L’orpaillage illégal, souvent pratiqué sans encadrement ni normes, provoque de graves dommages environnementaux notamment la pollution des cours d’eau par le mercure ou le cyanure ; la déforestation accélérée dans les zones d’exploitation ou encore les terres agricoles stérilisées, privant les communautés d’une base alimentaire durable.

Or, les sociétés et individus impliqués dans la contrebande ne financent aucune remédiation écologique. Les États, privés de revenus, ne peuvent pas non plus assumer seuls ces coûts croissants.

La contrebande d’or n’est pas un simple "manque à gagner" : elle participe à l’affaiblissement des économies ouest-africaines, à l’appauvrissement des populations rurales, à l’alimentation de conflits armés et à l’enracinement de systèmes de prédation.
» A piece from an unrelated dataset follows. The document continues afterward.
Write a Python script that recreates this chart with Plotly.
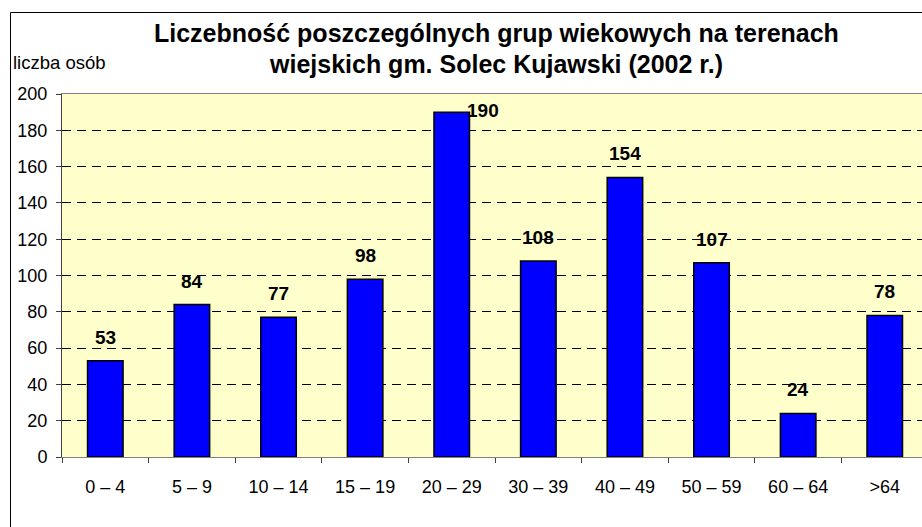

Sans un sursaut collectif – national, régional et international – pour sécuriser, formaliser et responsabiliser la filière aurifère, l’Afrique de l’Ouest continuera à perdre bien plus que de l’or..
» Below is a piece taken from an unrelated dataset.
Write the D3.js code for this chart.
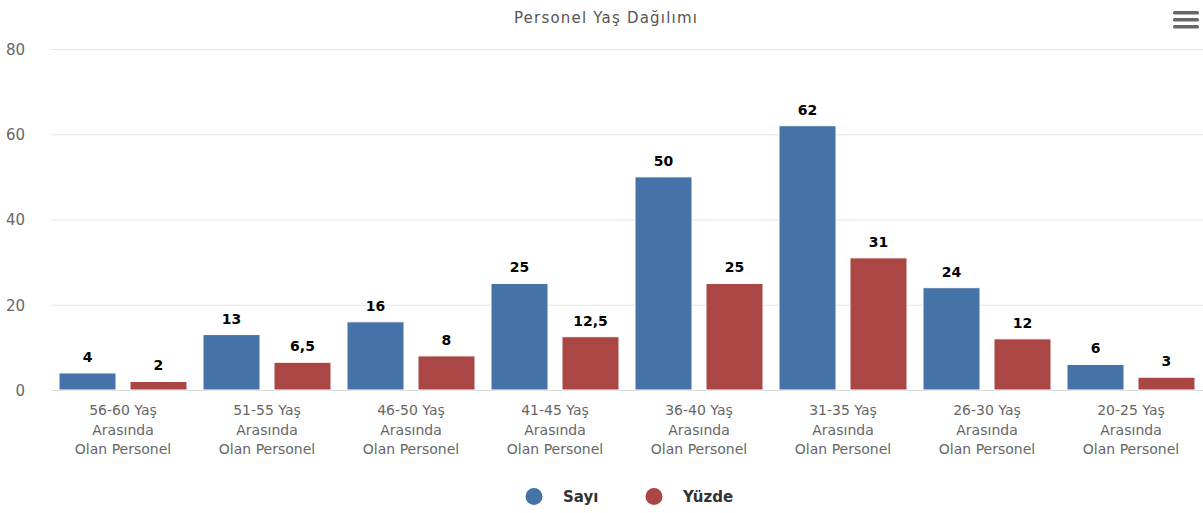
<!DOCTYPE html>
<html>
<head>
  <meta charset="utf-8">
  <title>Personel Yaş Dağılımı</title>
  <style>
    body { margin: 0; background: #fff; }
    svg { display: block; font-family: "DejaVu Sans", Verdana, sans-serif; }
    .grid line { stroke: #e6e6e6; stroke-width: 1; }
    .grid .domain { display: none; }
    .yaxis .domain { display: none; }
    .yaxis line { display: none; }
    .yaxis text { fill: #666; font-size: 15px; font-family: "DejaVu Sans", Verdana, sans-serif; }
    .xaxis .domain { stroke: #d8d8d8; }
    .xaxis line { display: none; }
    .xaxis text { fill: #666; font-size: 14px; font-family: "DejaVu Sans", Verdana, sans-serif; }
  </style>
</head>
<body>
  <svg width="1203" height="513"></svg>
  <script src="https://d3js.org/d3.v7.min.js"></script>
  <script>
    // data
    var categories = ["56-60 Yaş Arasında Olan Personel", "51-55 Yaş Arasında Olan Personel",
                      "46-50 Yaş Arasında Olan Personel", "41-45 Yaş Arasında Olan Personel",
                      "36-40 Yaş Arasında Olan Personel", "31-35 Yaş Arasında Olan Personel",
                      "26-30 Yaş Arasında Olan Personel", "20-25 Yaş Arasında Olan Personel"];
    var sayi = [4, 13, 16, 25, 50, 62, 24, 6];
    var yuzde = [2, 6.5, 8, 12.5, 25, 31, 12, 3];
    var seriesNames = ["Sayı", "Yüzde"];
    var yTicks = [0, 20, 40, 60, 80];

    var colors = {"Sayı": "#4572a7", "Yüzde": "#aa4643"};

    var svg = d3.select("svg"),
        margin = {top: 49, right: 0, bottom: 123, left: 51},
        width = +svg.attr("width") - margin.left - margin.right,
        height = +svg.attr("height") - margin.top - margin.bottom;

    var graph = svg.append("g").attr("transform", "translate(" + margin.left + "," + margin.top + ")");

    var x0 = d3.scaleBand().domain(categories).range([0, width]).padding(0);
    var x1 = d3.scaleBand().domain(seriesNames).range([8, x0.bandwidth() - 8]).paddingInner(0.197);
    var y = d3.scaleLinear().domain([0, 80]).range([height, 0]);

    // gridlines
    graph.append("g")
        .attr("class", "grid")
        .call(d3.axisLeft(y).tickValues(yTicks.slice(1)).tickSize(-width).tickFormat(""));

    // y axis labels
    graph.append("g")
        .attr("class", "yaxis")
        .attr("transform", "translate(-23,0)")
        .call(d3.axisLeft(y).tickValues(yTicks).tickSize(0))
      .selectAll("text")
        .attr("dy", "0.35em");

    // x axis, labels split on three lines
    var xAxis = graph.append("g")
        .attr("class", "xaxis")
        .attr("transform", "translate(0," + height + ")")
        .call(d3.axisBottom(x0).tickSize(0));

    xAxis.selectAll("text").each(function(d) {
      var t = d3.select(this).text("").attr("y", 25).attr("dy", 0);
      var parts = d.split(" ");
      var lines = [parts[0] + " " + parts[1], parts[2], parts[3] + " " + parts[4]];
      lines.forEach(function(l, i) {
        t.append("tspan").attr("x", 0).attr("y", 25 + i * 19.5).text(l);
      });
    });

    // bars
    var rows = categories.map(function(c, i) {
      return {cat: c, values: [{key: "Sayı", value: sayi[i]}, {key: "Yüzde", value: yuzde[i]}]};
    });

    var groups = graph.append("g")
      .selectAll("g")
      .data(rows)
      .enter().append("g")
        .attr("transform", function(d) { return "translate(" + x0(d.cat) + ",0)"; });

    groups.selectAll("rect")
      .data(function(d) { return d.values; })
      .enter().append("rect")
        .attr("x", function(d) { return x1(d.key); })
        .attr("y", function(d) { return y(d.value); })
        .attr("width", x1.bandwidth())
        .attr("height", function(d) { return height - y(d.value); })
        .attr("fill", function(d) { return colors[d.key]; })
        .attr("stroke", "#fff")
        .attr("stroke-width", 1);

    // data labels
    groups.selectAll("text.lbl")
      .data(function(d) { return d.values; })
      .enter().append("text")
        .attr("class", "lbl")
        .attr("x", function(d) { return x1(d.key) + x1.bandwidth() / 2; })
        .attr("y", function(d) { return y(d.value) - 11; })
        .attr("text-anchor", "middle")
        .attr("font-size", 14)
        .attr("font-weight", "bold")
        .attr("fill", "#000")
        .text(function(d) { return String(d.value).replace(".", ","); });

    // title
    svg.append("text")
        .attr("x", 606)
        .attr("y", 23)
        .attr("text-anchor", "middle")
        .attr("font-size", 15)
        .attr("letter-spacing", 1.2)
        .attr("fill", "#555")
        .text("Personel Yaş Dağılımı");

    // menu icon
    svg.append("g").selectAll("rect")
      .data([0, 1, 2])
      .enter().append("rect")
        .attr("x", 1173)
        .attr("y", function(d) { return 11 + d * 7; })
        .attr("width", 26)
        .attr("height", 3.5)
        .attr("rx", 1.5)
        .attr("fill", "#666");

    // legend
    var legendX = [534, 654];
    var legend = svg.append("g")
      .selectAll("g")
      .data(seriesNames)
      .enter().append("g")
        .attr("transform", function(d, i) { return "translate(" + legendX[i] + ",496.5)"; });

    legend.append("circle")
        .attr("r", 8.5)
        .attr("fill", function(d) { return colors[d]; });

    legend.append("text")
        .attr("x", 29)
        .attr("dy", "0.35em")
        .attr("font-size", 15)
        .attr("font-weight", "bold")
        .attr("fill", "#333")
        .text(function(d) { return d; });
  </script>
</body>
</html>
Quelles réponses en cours et à venir ?

  • GoldBod (Ghana) : création d’un guichet unique pour structurer la collecte et régulation des exportations, augmentation du contrôle aux aéroports et flottement des agents du secteur.

  • Coopération régionale : renforcement de la surveillance sur les axes Togo-Ghana-Burkina Faso-Niger. Coordination des douanes CEDEAO en discussion.

  • Traçabilité internationale : les raffineurs de Dubaï, de Suisse et d’Inde commencent à exiger des origines certifiées, mais la mise en oeuvre reste insuffisante.

Pourquoi est-ce important ?

Le volet formel de l’or représente une manne colossale pour le renforcement des États et le développement local. Avec des pertes de 11 milliards $ en cinq ans, le Ghana et les pays voisins voient s’éroder leur souveraineté financière, leurs capacités d’investissement, et peuvent même plonger dans des crises banditocratiques. Seule une démarche intégrée – fiscale, sécuritaire, institutionnelle, régionale et internationale – peut inverser la tendance. L’Afrique de l’Ouest a les ressources et l’expertise pour sécuriser ses filières aurifères, mais il faut agir vite, et ensemble.